MATERIAL:
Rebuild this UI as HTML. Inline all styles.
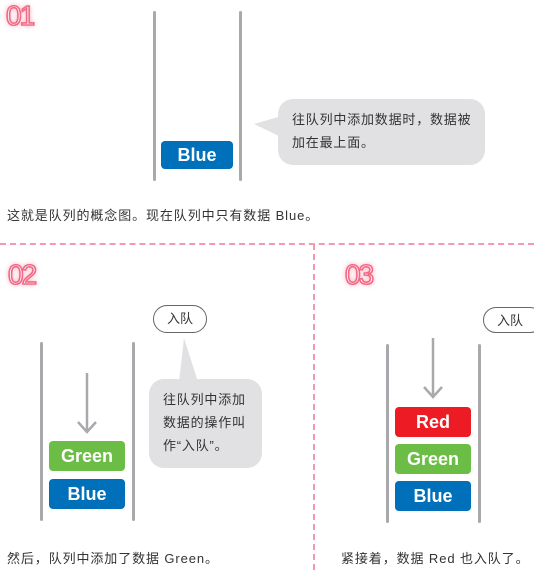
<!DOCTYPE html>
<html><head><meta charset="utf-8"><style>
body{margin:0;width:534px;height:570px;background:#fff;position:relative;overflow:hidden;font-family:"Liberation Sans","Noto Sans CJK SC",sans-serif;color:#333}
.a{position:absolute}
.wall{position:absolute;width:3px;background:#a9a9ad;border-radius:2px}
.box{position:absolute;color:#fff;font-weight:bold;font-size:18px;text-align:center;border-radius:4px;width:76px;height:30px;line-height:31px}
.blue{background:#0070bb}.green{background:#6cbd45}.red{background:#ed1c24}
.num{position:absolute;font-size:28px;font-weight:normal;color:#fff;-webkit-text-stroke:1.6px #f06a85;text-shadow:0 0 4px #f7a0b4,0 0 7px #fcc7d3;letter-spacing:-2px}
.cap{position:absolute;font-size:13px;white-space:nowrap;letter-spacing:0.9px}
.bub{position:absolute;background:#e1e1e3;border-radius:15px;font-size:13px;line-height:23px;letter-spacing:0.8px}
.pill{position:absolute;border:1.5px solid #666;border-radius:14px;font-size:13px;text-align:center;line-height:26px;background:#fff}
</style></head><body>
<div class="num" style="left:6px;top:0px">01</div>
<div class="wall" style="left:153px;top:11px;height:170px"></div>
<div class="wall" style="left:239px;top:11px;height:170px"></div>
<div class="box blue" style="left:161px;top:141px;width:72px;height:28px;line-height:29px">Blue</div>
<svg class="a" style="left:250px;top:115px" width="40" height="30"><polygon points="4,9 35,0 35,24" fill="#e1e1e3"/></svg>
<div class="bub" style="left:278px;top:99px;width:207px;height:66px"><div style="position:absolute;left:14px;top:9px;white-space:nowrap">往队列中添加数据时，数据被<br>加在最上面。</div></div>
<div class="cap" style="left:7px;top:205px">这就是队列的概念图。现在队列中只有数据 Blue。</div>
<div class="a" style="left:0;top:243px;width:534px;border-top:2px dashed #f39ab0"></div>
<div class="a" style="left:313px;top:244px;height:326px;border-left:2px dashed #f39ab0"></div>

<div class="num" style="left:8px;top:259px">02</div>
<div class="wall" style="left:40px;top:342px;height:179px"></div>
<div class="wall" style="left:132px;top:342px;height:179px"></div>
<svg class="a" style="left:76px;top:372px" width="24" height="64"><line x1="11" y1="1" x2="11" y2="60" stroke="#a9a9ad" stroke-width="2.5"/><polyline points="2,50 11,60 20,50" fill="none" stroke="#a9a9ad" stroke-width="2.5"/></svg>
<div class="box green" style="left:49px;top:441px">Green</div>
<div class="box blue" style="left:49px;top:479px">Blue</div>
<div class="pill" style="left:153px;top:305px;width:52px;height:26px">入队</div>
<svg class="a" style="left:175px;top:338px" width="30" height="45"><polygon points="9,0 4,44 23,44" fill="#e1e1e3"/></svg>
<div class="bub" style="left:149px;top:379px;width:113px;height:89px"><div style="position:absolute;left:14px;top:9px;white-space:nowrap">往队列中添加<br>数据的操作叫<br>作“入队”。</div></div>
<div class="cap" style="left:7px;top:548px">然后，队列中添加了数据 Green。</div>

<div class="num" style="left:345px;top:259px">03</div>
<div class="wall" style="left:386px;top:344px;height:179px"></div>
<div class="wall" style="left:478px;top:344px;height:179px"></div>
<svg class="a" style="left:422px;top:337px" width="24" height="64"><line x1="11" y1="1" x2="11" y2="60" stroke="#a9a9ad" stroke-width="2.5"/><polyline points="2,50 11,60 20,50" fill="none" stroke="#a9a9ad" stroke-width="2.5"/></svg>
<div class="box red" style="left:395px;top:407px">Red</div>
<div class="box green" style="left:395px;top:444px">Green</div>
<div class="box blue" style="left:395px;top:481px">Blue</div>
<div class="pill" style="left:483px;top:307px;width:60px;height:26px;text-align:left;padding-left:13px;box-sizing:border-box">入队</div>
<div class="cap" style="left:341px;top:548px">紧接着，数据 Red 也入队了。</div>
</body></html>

INSTRUCTIONS TO FOLLOW: Produce an exact copy of each line of data, skipping embedded images.

EXERCISE OUTPUT:
Rebuild this UI as HTML. Inline all styles.
<!DOCTYPE html>
<html><head><meta charset="utf-8"><style>
body{margin:0;width:534px;height:570px;background:#fff;position:relative;overflow:hidden;font-family:"Liberation Sans","Noto Sans CJK SC",sans-serif;color:#333}
.a{position:absolute}
.wall{position:absolute;width:3px;background:#a9a9ad;border-radius:2px}
.box{position:absolute;color:#fff;font-weight:bold;font-size:18px;text-align:center;border-radius:4px;width:76px;height:30px;line-height:31px}
.blue{background:#0070bb}.green{background:#6cbd45}.red{background:#ed1c24}
.num{position:absolute;font-size:28px;font-weight:normal;color:#fff;-webkit-text-stroke:1.6px #f06a85;text-shadow:0 0 4px #f7a0b4,0 0 7px #fcc7d3;letter-spacing:-2px}
.cap{position:absolute;font-size:13px;white-space:nowrap;letter-spacing:0.9px}
.bub{position:absolute;background:#e1e1e3;border-radius:15px;font-size:13px;line-height:23px;letter-spacing:0.8px}
.pill{position:absolute;border:1.5px solid #666;border-radius:14px;font-size:13px;text-align:center;line-height:26px;background:#fff}
</style></head><body>
<div class="num" style="left:6px;top:0px">01</div>
<div class="wall" style="left:153px;top:11px;height:170px"></div>
<div class="wall" style="left:239px;top:11px;height:170px"></div>
<div class="box blue" style="left:161px;top:141px;width:72px;height:28px;line-height:29px">Blue</div>
<svg class="a" style="left:250px;top:115px" width="40" height="30"><polygon points="4,9 35,0 35,24" fill="#e1e1e3"/></svg>
<div class="bub" style="left:278px;top:99px;width:207px;height:66px"><div style="position:absolute;left:14px;top:9px;white-space:nowrap">往队列中添加数据时，数据被<br>加在最上面。</div></div>
<div class="cap" style="left:7px;top:205px">这就是队列的概念图。现在队列中只有数据 Blue。</div>
<div class="a" style="left:0;top:243px;width:534px;border-top:2px dashed #f39ab0"></div>
<div class="a" style="left:313px;top:244px;height:326px;border-left:2px dashed #f39ab0"></div>

<div class="num" style="left:8px;top:259px">02</div>
<div class="wall" style="left:40px;top:342px;height:179px"></div>
<div class="wall" style="left:132px;top:342px;height:179px"></div>
<svg class="a" style="left:76px;top:372px" width="24" height="64"><line x1="11" y1="1" x2="11" y2="60" stroke="#a9a9ad" stroke-width="2.5"/><polyline points="2,50 11,60 20,50" fill="none" stroke="#a9a9ad" stroke-width="2.5"/></svg>
<div class="box green" style="left:49px;top:441px">Green</div>
<div class="box blue" style="left:49px;top:479px">Blue</div>
<div class="pill" style="left:153px;top:305px;width:52px;height:26px">入队</div>
<svg class="a" style="left:175px;top:338px" width="30" height="45"><polygon points="9,0 4,44 23,44" fill="#e1e1e3"/></svg>
<div class="bub" style="left:149px;top:379px;width:113px;height:89px"><div style="position:absolute;left:14px;top:9px;white-space:nowrap">往队列中添加<br>数据的操作叫<br>作“入队”。</div></div>
<div class="cap" style="left:7px;top:548px">然后，队列中添加了数据 Green。</div>

<div class="num" style="left:345px;top:259px">03</div>
<div class="wall" style="left:386px;top:344px;height:179px"></div>
<div class="wall" style="left:478px;top:344px;height:179px"></div>
<svg class="a" style="left:422px;top:337px" width="24" height="64"><line x1="11" y1="1" x2="11" y2="60" stroke="#a9a9ad" stroke-width="2.5"/><polyline points="2,50 11,60 20,50" fill="none" stroke="#a9a9ad" stroke-width="2.5"/></svg>
<div class="box red" style="left:395px;top:407px">Red</div>
<div class="box green" style="left:395px;top:444px">Green</div>
<div class="box blue" style="left:395px;top:481px">Blue</div>
<div class="pill" style="left:483px;top:307px;width:60px;height:26px;text-align:left;padding-left:13px;box-sizing:border-box">入队</div>
<div class="cap" style="left:341px;top:548px">紧接着，数据 Red 也入队了。</div>
</body></html>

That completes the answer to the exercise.